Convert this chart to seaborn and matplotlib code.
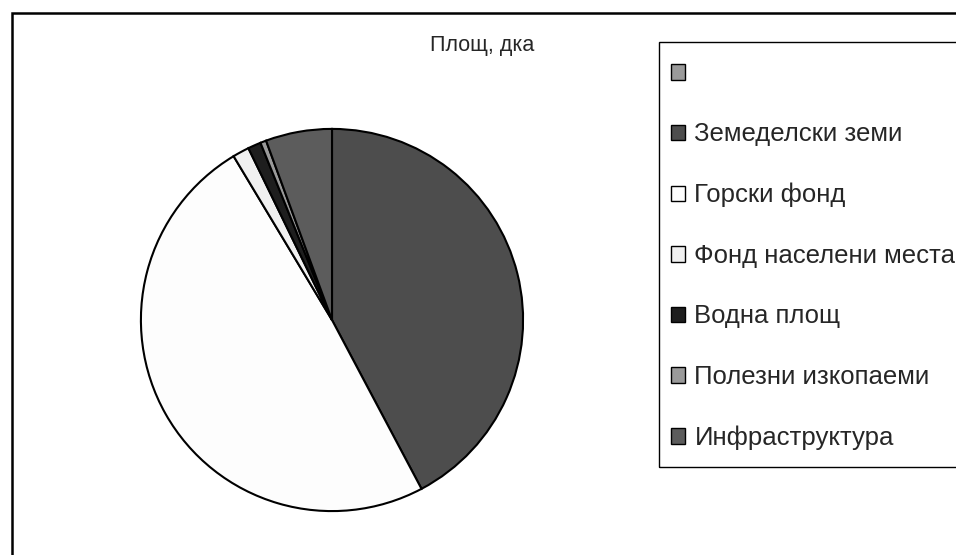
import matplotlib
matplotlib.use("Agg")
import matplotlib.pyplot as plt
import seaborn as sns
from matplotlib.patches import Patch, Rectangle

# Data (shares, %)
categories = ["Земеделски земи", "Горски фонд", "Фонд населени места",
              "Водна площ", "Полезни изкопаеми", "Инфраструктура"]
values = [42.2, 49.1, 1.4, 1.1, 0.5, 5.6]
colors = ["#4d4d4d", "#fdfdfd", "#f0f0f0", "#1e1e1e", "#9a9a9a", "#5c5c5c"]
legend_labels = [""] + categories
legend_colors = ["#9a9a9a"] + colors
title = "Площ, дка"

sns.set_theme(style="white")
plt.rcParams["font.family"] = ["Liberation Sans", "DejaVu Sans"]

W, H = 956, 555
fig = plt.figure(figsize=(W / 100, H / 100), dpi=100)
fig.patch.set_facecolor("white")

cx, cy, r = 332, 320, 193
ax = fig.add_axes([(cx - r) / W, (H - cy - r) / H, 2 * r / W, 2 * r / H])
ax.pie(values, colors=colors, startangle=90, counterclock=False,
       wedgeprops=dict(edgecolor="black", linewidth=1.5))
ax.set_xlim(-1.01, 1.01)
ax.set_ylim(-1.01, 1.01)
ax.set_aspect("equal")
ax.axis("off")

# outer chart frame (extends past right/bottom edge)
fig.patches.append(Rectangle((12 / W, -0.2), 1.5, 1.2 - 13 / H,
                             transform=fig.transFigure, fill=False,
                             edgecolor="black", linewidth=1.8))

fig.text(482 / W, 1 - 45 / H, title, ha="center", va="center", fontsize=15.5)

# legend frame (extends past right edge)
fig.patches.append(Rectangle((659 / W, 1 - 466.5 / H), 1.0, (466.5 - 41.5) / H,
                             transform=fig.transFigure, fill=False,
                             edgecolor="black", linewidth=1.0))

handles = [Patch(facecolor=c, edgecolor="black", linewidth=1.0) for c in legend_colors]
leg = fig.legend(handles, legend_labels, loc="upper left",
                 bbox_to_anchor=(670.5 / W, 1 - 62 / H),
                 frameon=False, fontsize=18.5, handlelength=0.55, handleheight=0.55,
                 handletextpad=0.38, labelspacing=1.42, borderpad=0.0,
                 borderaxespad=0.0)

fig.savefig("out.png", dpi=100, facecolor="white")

• Problem to solve:
Please set down each line of the data above exactly as written, without the pictures.

• Answer below:
Convert this chart to seaborn and matplotlib code.
import matplotlib
matplotlib.use("Agg")
import matplotlib.pyplot as plt
import seaborn as sns
from matplotlib.patches import Patch, Rectangle

# Data (shares, %)
categories = ["Земеделски земи", "Горски фонд", "Фонд населени места",
              "Водна площ", "Полезни изкопаеми", "Инфраструктура"]
values = [42.2, 49.1, 1.4, 1.1, 0.5, 5.6]
colors = ["#4d4d4d", "#fdfdfd", "#f0f0f0", "#1e1e1e", "#9a9a9a", "#5c5c5c"]
legend_labels = [""] + categories
legend_colors = ["#9a9a9a"] + colors
title = "Площ, дка"

sns.set_theme(style="white")
plt.rcParams["font.family"] = ["Liberation Sans", "DejaVu Sans"]

W, H = 956, 555
fig = plt.figure(figsize=(W / 100, H / 100), dpi=100)
fig.patch.set_facecolor("white")

cx, cy, r = 332, 320, 193
ax = fig.add_axes([(cx - r) / W, (H - cy - r) / H, 2 * r / W, 2 * r / H])
ax.pie(values, colors=colors, startangle=90, counterclock=False,
       wedgeprops=dict(edgecolor="black", linewidth=1.5))
ax.set_xlim(-1.01, 1.01)
ax.set_ylim(-1.01, 1.01)
ax.set_aspect("equal")
ax.axis("off")

# outer chart frame (extends past right/bottom edge)
fig.patches.append(Rectangle((12 / W, -0.2), 1.5, 1.2 - 13 / H,
                             transform=fig.transFigure, fill=False,
                             edgecolor="black", linewidth=1.8))

fig.text(482 / W, 1 - 45 / H, title, ha="center", va="center", fontsize=15.5)

# legend frame (extends past right edge)
fig.patches.append(Rectangle((659 / W, 1 - 466.5 / H), 1.0, (466.5 - 41.5) / H,
                             transform=fig.transFigure, fill=False,
                             edgecolor="black", linewidth=1.0))

handles = [Patch(facecolor=c, edgecolor="black", linewidth=1.0) for c in legend_colors]
leg = fig.legend(handles, legend_labels, loc="upper left",
                 bbox_to_anchor=(670.5 / W, 1 - 62 / H),
                 frameon=False, fontsize=18.5, handlelength=0.55, handleheight=0.55,
                 handletextpad=0.38, labelspacing=1.42, borderpad=0.0,
                 borderaxespad=0.0)

fig.savefig("out.png", dpi=100, facecolor="white")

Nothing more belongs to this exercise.